GOAL OF THE EXERCISE: Quote every line as written. Omit pictures.
--- START OF COLLECTED MATERIAL ---
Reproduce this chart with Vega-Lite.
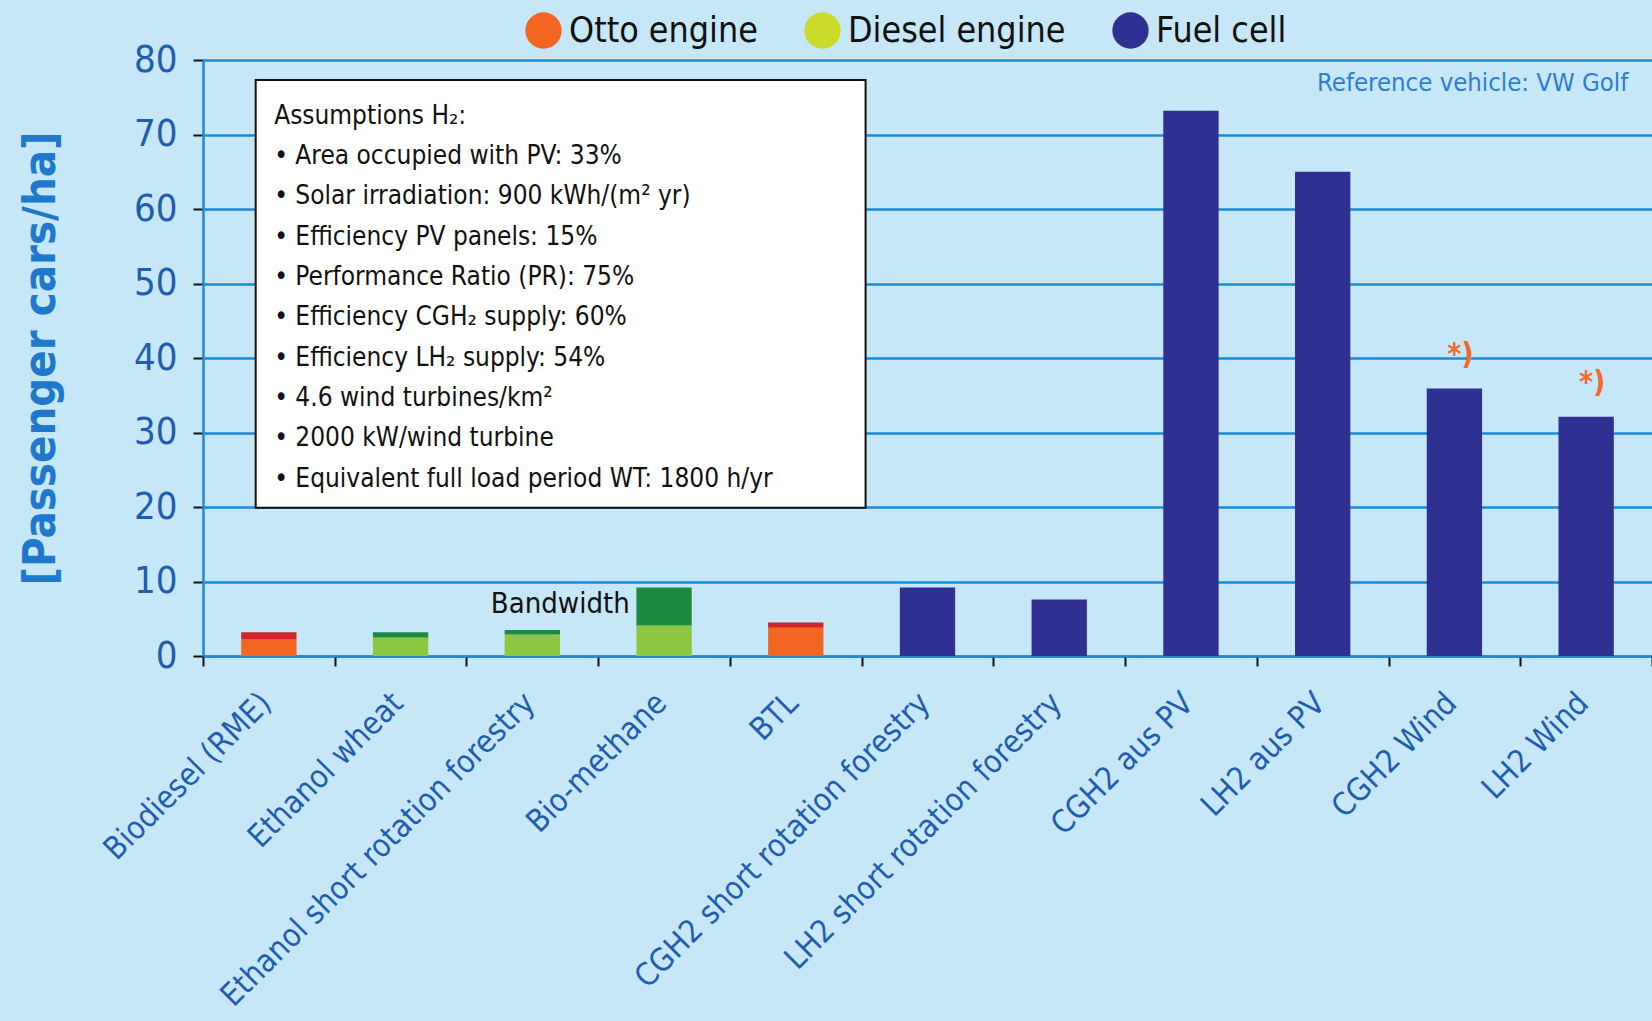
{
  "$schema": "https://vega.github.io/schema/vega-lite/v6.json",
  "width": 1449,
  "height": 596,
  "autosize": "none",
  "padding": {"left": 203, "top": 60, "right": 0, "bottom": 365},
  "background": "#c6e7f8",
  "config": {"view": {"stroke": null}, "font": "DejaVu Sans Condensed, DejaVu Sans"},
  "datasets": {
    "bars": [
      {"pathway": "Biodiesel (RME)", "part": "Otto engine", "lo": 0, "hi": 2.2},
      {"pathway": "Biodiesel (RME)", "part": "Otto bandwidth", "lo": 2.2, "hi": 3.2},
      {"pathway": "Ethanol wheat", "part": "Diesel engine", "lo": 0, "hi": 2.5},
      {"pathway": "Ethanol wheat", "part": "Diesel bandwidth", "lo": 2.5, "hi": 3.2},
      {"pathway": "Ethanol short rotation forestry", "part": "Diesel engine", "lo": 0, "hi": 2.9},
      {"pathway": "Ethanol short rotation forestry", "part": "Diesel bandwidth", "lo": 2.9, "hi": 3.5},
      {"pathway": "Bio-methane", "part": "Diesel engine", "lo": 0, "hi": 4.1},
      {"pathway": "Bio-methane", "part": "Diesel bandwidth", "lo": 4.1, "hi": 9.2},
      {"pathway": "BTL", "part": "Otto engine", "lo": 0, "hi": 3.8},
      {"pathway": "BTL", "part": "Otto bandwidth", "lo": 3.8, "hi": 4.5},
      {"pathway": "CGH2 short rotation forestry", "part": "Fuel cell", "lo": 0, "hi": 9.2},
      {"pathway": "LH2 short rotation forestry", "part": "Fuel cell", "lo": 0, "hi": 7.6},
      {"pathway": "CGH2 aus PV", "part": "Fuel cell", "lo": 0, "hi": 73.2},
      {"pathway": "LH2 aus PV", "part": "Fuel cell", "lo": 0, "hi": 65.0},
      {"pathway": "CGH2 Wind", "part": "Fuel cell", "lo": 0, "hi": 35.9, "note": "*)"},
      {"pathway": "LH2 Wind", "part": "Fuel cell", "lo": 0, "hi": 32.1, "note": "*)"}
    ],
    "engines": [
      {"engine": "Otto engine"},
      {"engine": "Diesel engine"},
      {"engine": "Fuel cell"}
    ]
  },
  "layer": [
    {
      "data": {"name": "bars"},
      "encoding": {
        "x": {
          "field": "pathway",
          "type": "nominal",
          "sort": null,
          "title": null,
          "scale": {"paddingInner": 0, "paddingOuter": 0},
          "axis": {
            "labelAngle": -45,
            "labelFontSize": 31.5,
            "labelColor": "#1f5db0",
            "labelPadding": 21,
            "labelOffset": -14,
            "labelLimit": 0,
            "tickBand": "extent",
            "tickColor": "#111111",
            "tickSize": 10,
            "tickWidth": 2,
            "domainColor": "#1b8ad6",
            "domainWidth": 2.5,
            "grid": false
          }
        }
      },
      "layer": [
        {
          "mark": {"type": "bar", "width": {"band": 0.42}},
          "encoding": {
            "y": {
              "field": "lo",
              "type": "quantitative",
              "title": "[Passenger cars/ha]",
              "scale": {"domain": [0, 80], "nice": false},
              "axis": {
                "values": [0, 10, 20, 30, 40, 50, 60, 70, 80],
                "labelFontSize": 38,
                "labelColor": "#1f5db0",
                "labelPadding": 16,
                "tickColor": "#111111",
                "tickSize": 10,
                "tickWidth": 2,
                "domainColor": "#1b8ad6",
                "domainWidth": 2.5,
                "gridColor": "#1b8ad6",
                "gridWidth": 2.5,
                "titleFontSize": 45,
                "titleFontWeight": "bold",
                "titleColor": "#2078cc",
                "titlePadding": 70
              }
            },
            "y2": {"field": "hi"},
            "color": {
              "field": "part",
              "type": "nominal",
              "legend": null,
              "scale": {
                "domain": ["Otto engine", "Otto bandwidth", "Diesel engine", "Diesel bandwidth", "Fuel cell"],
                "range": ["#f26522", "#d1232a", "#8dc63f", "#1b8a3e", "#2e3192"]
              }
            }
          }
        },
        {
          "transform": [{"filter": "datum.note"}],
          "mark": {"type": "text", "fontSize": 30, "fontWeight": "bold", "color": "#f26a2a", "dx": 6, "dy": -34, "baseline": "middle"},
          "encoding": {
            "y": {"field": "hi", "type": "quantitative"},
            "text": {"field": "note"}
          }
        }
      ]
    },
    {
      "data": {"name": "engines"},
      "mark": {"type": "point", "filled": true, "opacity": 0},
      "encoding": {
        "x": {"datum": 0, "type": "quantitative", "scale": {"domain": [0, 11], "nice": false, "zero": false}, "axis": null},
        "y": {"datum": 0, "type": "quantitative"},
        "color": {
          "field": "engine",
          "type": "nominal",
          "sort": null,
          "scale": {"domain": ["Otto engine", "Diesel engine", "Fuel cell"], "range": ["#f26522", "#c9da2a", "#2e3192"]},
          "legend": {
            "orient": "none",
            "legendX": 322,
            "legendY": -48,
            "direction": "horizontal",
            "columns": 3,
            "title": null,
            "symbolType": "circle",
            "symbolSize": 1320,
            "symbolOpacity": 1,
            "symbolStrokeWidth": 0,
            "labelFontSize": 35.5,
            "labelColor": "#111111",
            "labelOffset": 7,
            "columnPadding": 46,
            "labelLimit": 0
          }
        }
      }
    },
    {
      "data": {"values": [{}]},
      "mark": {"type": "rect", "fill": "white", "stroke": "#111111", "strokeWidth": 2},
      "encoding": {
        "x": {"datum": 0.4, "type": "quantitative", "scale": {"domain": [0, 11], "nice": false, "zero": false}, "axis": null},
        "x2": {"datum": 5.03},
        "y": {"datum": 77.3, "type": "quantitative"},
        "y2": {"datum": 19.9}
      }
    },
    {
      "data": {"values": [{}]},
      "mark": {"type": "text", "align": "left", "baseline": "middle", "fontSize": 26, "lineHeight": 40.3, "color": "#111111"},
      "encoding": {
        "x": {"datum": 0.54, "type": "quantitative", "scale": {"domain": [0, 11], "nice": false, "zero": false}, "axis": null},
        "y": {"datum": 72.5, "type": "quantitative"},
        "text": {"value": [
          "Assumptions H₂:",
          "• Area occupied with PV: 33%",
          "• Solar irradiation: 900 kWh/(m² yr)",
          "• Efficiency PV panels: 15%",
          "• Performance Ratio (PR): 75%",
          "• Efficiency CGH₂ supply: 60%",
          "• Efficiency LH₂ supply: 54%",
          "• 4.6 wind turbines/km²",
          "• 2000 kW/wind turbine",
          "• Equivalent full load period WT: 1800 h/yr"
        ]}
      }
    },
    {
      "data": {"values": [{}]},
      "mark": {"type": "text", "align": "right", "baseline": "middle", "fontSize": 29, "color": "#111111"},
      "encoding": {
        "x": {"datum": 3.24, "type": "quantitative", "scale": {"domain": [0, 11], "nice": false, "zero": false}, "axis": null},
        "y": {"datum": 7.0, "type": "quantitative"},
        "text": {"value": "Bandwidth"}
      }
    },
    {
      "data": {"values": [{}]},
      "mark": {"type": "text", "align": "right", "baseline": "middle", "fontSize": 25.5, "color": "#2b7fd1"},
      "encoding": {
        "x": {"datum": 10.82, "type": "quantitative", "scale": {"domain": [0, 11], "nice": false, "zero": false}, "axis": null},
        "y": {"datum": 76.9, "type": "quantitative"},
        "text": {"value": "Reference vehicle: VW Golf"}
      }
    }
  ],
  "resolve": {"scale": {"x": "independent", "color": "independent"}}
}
--- END OF COLLECTED MATERIAL ---
WORKED ANSWER:
Reproduce this chart with Vega-Lite.
{
  "$schema": "https://vega.github.io/schema/vega-lite/v6.json",
  "width": 1449,
  "height": 596,
  "autosize": "none",
  "padding": {"left": 203, "top": 60, "right": 0, "bottom": 365},
  "background": "#c6e7f8",
  "config": {"view": {"stroke": null}, "font": "DejaVu Sans Condensed, DejaVu Sans"},
  "datasets": {
    "bars": [
      {"pathway": "Biodiesel (RME)", "part": "Otto engine", "lo": 0, "hi": 2.2},
      {"pathway": "Biodiesel (RME)", "part": "Otto bandwidth", "lo": 2.2, "hi": 3.2},
      {"pathway": "Ethanol wheat", "part": "Diesel engine", "lo": 0, "hi": 2.5},
      {"pathway": "Ethanol wheat", "part": "Diesel bandwidth", "lo": 2.5, "hi": 3.2},
      {"pathway": "Ethanol short rotation forestry", "part": "Diesel engine", "lo": 0, "hi": 2.9},
      {"pathway": "Ethanol short rotation forestry", "part": "Diesel bandwidth", "lo": 2.9, "hi": 3.5},
      {"pathway": "Bio-methane", "part": "Diesel engine", "lo": 0, "hi": 4.1},
      {"pathway": "Bio-methane", "part": "Diesel bandwidth", "lo": 4.1, "hi": 9.2},
      {"pathway": "BTL", "part": "Otto engine", "lo": 0, "hi": 3.8},
      {"pathway": "BTL", "part": "Otto bandwidth", "lo": 3.8, "hi": 4.5},
      {"pathway": "CGH2 short rotation forestry", "part": "Fuel cell", "lo": 0, "hi": 9.2},
      {"pathway": "LH2 short rotation forestry", "part": "Fuel cell", "lo": 0, "hi": 7.6},
      {"pathway": "CGH2 aus PV", "part": "Fuel cell", "lo": 0, "hi": 73.2},
      {"pathway": "LH2 aus PV", "part": "Fuel cell", "lo": 0, "hi": 65.0},
      {"pathway": "CGH2 Wind", "part": "Fuel cell", "lo": 0, "hi": 35.9, "note": "*)"},
      {"pathway": "LH2 Wind", "part": "Fuel cell", "lo": 0, "hi": 32.1, "note": "*)"}
    ],
    "engines": [
      {"engine": "Otto engine"},
      {"engine": "Diesel engine"},
      {"engine": "Fuel cell"}
    ]
  },
  "layer": [
    {
      "data": {"name": "bars"},
      "encoding": {
        "x": {
          "field": "pathway",
          "type": "nominal",
          "sort": null,
          "title": null,
          "scale": {"paddingInner": 0, "paddingOuter": 0},
          "axis": {
            "labelAngle": -45,
            "labelFontSize": 31.5,
            "labelColor": "#1f5db0",
            "labelPadding": 21,
            "labelOffset": -14,
            "labelLimit": 0,
            "tickBand": "extent",
            "tickColor": "#111111",
            "tickSize": 10,
            "tickWidth": 2,
            "domainColor": "#1b8ad6",
            "domainWidth": 2.5,
            "grid": false
          }
        }
      },
      "layer": [
        {
          "mark": {"type": "bar", "width": {"band": 0.42}},
          "encoding": {
            "y": {
              "field": "lo",
              "type": "quantitative",
              "title": "[Passenger cars/ha]",
              "scale": {"domain": [0, 80], "nice": false},
              "axis": {
                "values": [0, 10, 20, 30, 40, 50, 60, 70, 80],
                "labelFontSize": 38,
                "labelColor": "#1f5db0",
                "labelPadding": 16,
                "tickColor": "#111111",
                "tickSize": 10,
                "tickWidth": 2,
                "domainColor": "#1b8ad6",
                "domainWidth": 2.5,
                "gridColor": "#1b8ad6",
                "gridWidth": 2.5,
                "titleFontSize": 45,
                "titleFontWeight": "bold",
                "titleColor": "#2078cc",
                "titlePadding": 70
              }
            },
            "y2": {"field": "hi"},
            "color": {
              "field": "part",
              "type": "nominal",
              "legend": null,
              "scale": {
                "domain": ["Otto engine", "Otto bandwidth", "Diesel engine", "Diesel bandwidth", "Fuel cell"],
                "range": ["#f26522", "#d1232a", "#8dc63f", "#1b8a3e", "#2e3192"]
              }
            }
          }
        },
        {
          "transform": [{"filter": "datum.note"}],
          "mark": {"type": "text", "fontSize": 30, "fontWeight": "bold", "color": "#f26a2a", "dx": 6, "dy": -34, "baseline": "middle"},
          "encoding": {
            "y": {"field": "hi", "type": "quantitative"},
            "text": {"field": "note"}
          }
        }
      ]
    },
    {
      "data": {"name": "engines"},
      "mark": {"type": "point", "filled": true, "opacity": 0},
      "encoding": {
        "x": {"datum": 0, "type": "quantitative", "scale": {"domain": [0, 11], "nice": false, "zero": false}, "axis": null},
        "y": {"datum": 0, "type": "quantitative"},
        "color": {
          "field": "engine",
          "type": "nominal",
          "sort": null,
          "scale": {"domain": ["Otto engine", "Diesel engine", "Fuel cell"], "range": ["#f26522", "#c9da2a", "#2e3192"]},
          "legend": {
            "orient": "none",
            "legendX": 322,
            "legendY": -48,
            "direction": "horizontal",
            "columns": 3,
            "title": null,
            "symbolType": "circle",
            "symbolSize": 1320,
            "symbolOpacity": 1,
            "symbolStrokeWidth": 0,
            "labelFontSize": 35.5,
            "labelColor": "#111111",
            "labelOffset": 7,
            "columnPadding": 46,
            "labelLimit": 0
          }
        }
      }
    },
    {
      "data": {"values": [{}]},
      "mark": {"type": "rect", "fill": "white", "stroke": "#111111", "strokeWidth": 2},
      "encoding": {
        "x": {"datum": 0.4, "type": "quantitative", "scale": {"domain": [0, 11], "nice": false, "zero": false}, "axis": null},
        "x2": {"datum": 5.03},
        "y": {"datum": 77.3, "type": "quantitative"},
        "y2": {"datum": 19.9}
      }
    },
    {
      "data": {"values": [{}]},
      "mark": {"type": "text", "align": "left", "baseline": "middle", "fontSize": 26, "lineHeight": 40.3, "color": "#111111"},
      "encoding": {
        "x": {"datum": 0.54, "type": "quantitative", "scale": {"domain": [0, 11], "nice": false, "zero": false}, "axis": null},
        "y": {"datum": 72.5, "type": "quantitative"},
        "text": {"value": [
          "Assumptions H₂:",
          "• Area occupied with PV: 33%",
          "• Solar irradiation: 900 kWh/(m² yr)",
          "• Efficiency PV panels: 15%",
          "• Performance Ratio (PR): 75%",
          "• Efficiency CGH₂ supply: 60%",
          "• Efficiency LH₂ supply: 54%",
          "• 4.6 wind turbines/km²",
          "• 2000 kW/wind turbine",
          "• Equivalent full load period WT: 1800 h/yr"
        ]}
      }
    },
    {
      "data": {"values": [{}]},
      "mark": {"type": "text", "align": "right", "baseline": "middle", "fontSize": 29, "color": "#111111"},
      "encoding": {
        "x": {"datum": 3.24, "type": "quantitative", "scale": {"domain": [0, 11], "nice": false, "zero": false}, "axis": null},
        "y": {"datum": 7.0, "type": "quantitative"},
        "text": {"value": "Bandwidth"}
      }
    },
    {
      "data": {"values": [{}]},
      "mark": {"type": "text", "align": "right", "baseline": "middle", "fontSize": 25.5, "color": "#2b7fd1"},
      "encoding": {
        "x": {"datum": 10.82, "type": "quantitative", "scale": {"domain": [0, 11], "nice": false, "zero": false}, "axis": null},
        "y": {"datum": 76.9, "type": "quantitative"},
        "text": {"value": "Reference vehicle: VW Golf"}
      }
    }
  ],
  "resolve": {"scale": {"x": "independent", "color": "independent"}}
}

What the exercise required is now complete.